**RECORDED INFORMATION**
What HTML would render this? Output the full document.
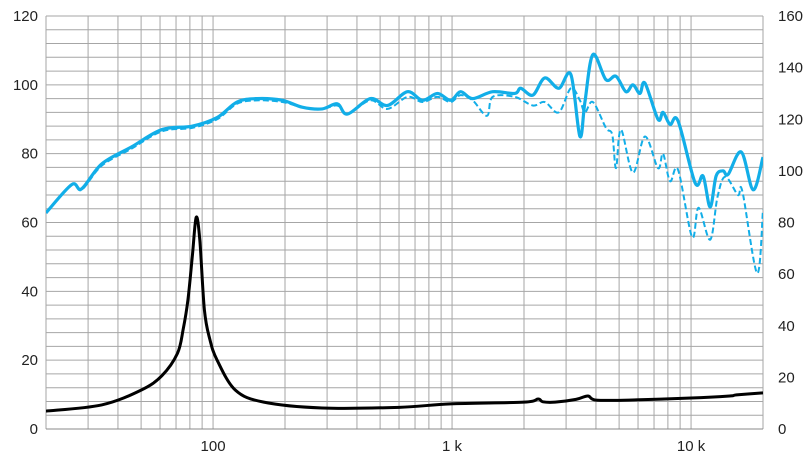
<!DOCTYPE html>
<html><head><meta charset="utf-8"><style>
body{margin:0;background:#fff;font-family:"Liberation Sans",Arial,sans-serif}
svg text{font-family:"Liberation Sans",Arial,sans-serif;font-size:15px;fill:#222}
</style></head><body>
<svg id="chart" width="812" height="461" viewBox="0 0 812 461">
<g id="grid"></g>
<g id="axes"></g>
<g id="series"></g>
</svg>
<script>
const freqSolid=[20,25.6,28.2,34.2,45.7,61.1,81.7,104,126,153,195,236,286,331,365,455,537,651,752,869,986,1086,1219,1479,1829,1938,2177,2443,2797,3141,3427,3597,3884,4404,4852,5339,5712,6109,6415,7272,7634,8166,8824,10400,11230,12020,12730,13620,14300,16220,18200,20000];
const splSolid=[62.8,71,69.8,77,82,87,88,90.5,95,96,95.5,93.5,93,94.5,91.5,96,94,98,95.5,97.5,95.5,98,96,98,97.5,99,97,102,99,103,85,95,108.8,101.5,102.5,98,100,97.5,100.5,90,92,88.5,89.5,71.5,73.5,64.5,73.5,75,74,80.5,69.5,79];
const freqDash=[20,25.6,28.2,34.2,45.7,61.1,81.7,104,126,153,195,236,286,331,365,455,537,651,752,869,986,1086,1219,1400,1479,1829,2177,2443,2797,3141,3427,3597,3884,4404,4680,4852,5090,5712,6415,7272,7634,8166,8824,10100,10750,12020,12900,13900,15700,16400,18900,20000];
const splDash=[62.8,71,69.5,76.5,81.5,86.5,87.5,90,94.5,95.5,95,93.5,93,94,91.5,95.5,93,96.5,95,96.5,95,97,95.5,91,96.5,96.5,94,95,92,99,95.5,92,95,87.5,85.5,75.8,87,74.5,85,75.8,80,72,75.3,55.8,64.3,55,67.4,73.3,68,69,45.3,63.7];
const freqImp=[20,34.2,50,61.1,71,75,78.5,82,85,88,92,97,104,124,163,286,600,986,2000,2290,2400,2700,3300,3700,4000,5500,10000,14500,15500,20000];
const splImp=[5.2,7,11.3,15.5,22,29,37.5,50.6,61.5,55,34.6,26,20,11.3,7.8,6.1,6.3,7.3,7.8,8.7,7.9,7.8,8.6,9.6,8.4,8.4,9,9.6,9.9,10.5];
const xTickVals=[100,1000,10000];
const xTickLabels=["100","1 k","10 k"];
const yLeftTicks=[0,20,40,60,80,100,120];
const yRightTicks=[0,20,40,60,80,100,120,140,160];

const X0=46,X1=763,Y0=429,Y1=16;
const lx=f=>X0+(Math.log10(f)-Math.log10(20))/(Math.log10(20000)-Math.log10(20))*(X1-X0);
const ly=v=>Y0-v/120*(Y0-Y1);
const ry=v=>Y0-v/160*(Y0-Y1);
const NS="http://www.w3.org/2000/svg";
function mk(p,t,a){const e=document.createElementNS(NS,t);for(const k in a)e.setAttribute(k,a[k]);p.appendChild(e);return e;}
const grid=document.getElementById('grid'),axes=document.getElementById('axes'),ser=document.getElementById('series');
// vertical grid
const vf=[];for(let d=10;d<=10000;d*=10)for(let m=1;m<10;m++){const f=d*m;if(f>=20&&f<=20000)vf.push(f);}vf.push(20000);
vf.forEach(f=>{const x=lx(f);const l=mk(grid,'line',{x1:x,x2:x,y1:Y1,y2:Y0,stroke:'#a6a6a6','stroke-width':1});

});
for(let v=0;v<=120;v+=4){const y=ly(v);const l=mk(grid,'line',{x1:X0,x2:X1,y1:y,y2:y,stroke:'#a6a6a6','stroke-width':1});

}
const bl=mk(axes,'line',{x1:X0,x2:X1,y1:Y0,y2:Y0,stroke:'#888','stroke-width':1});


yLeftTicks.forEach(v=>{const t=mk(axes,'text',{x:X0-8,y:ly(v)+5,'text-anchor':'end'});t.textContent=v;

});
yRightTicks.forEach(v=>{const t=mk(axes,'text',{x:X1+15,y:ry(v)+5,'text-anchor':'start'});t.textContent=v;

});
xTickVals.forEach((f,i)=>{const t=mk(axes,'text',{x:lx(f),y:451,'text-anchor':'middle'});t.textContent=xTickLabels[i];

});
function path(fs,vs){const p=fs.map((f,i)=>[lx(f),ly(vs[i])]);let d='M'+p[0][0]+','+p[0][1];
for(let i=0;i<p.length-1;i++){const a=p[Math.max(0,i-1)],b=p[i],c=p[i+1],e=p[Math.min(p.length-1,i+2)];
d+=' C'+(b[0]+(c[0]-a[0])/6)+','+(b[1]+(c[1]-a[1])/6)+' '+(c[0]-(e[0]-b[0])/6)+','+(c[1]-(e[1]-b[1])/6)+' '+c[0]+','+c[1];}return d;}
const cp=mk(ser,'clipPath',{id:'cl'});mk(cp,'rect',{x:X0,y:Y1,width:X1-X0,height:Y0-Y1});
const g=mk(ser,'g',{'clip-path':'url(#cl)'});
const s2=mk(g,'path',{d:path(freqDash,splDash),fill:'none',stroke:'#12aee8','stroke-width':2,'stroke-dasharray':'6,3'});


const s1=mk(g,'path',{d:path(freqSolid,splSolid),fill:'none',stroke:'#12aee8','stroke-width':3.2,'stroke-linejoin':'round'});


const s3=mk(g,'path',{d:path(freqImp,splImp),fill:'none',stroke:'#000','stroke-width':3,'stroke-linejoin':'round'});


</script>
</body></html>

**THE EXERCISE**
Show each line of the listing that holds the string "document".

**IN RESPONSE**
What HTML would render this? Output the full document.
function mk(p,t,a){const e=document.createElementNS(NS,t);for(const k in a)e.setAttribute(k,a[k]);p.appendChild(e);return e;}
const grid=document.getElementById('grid'),axes=document.getElementById('axes'),ser=document.getElementById('series');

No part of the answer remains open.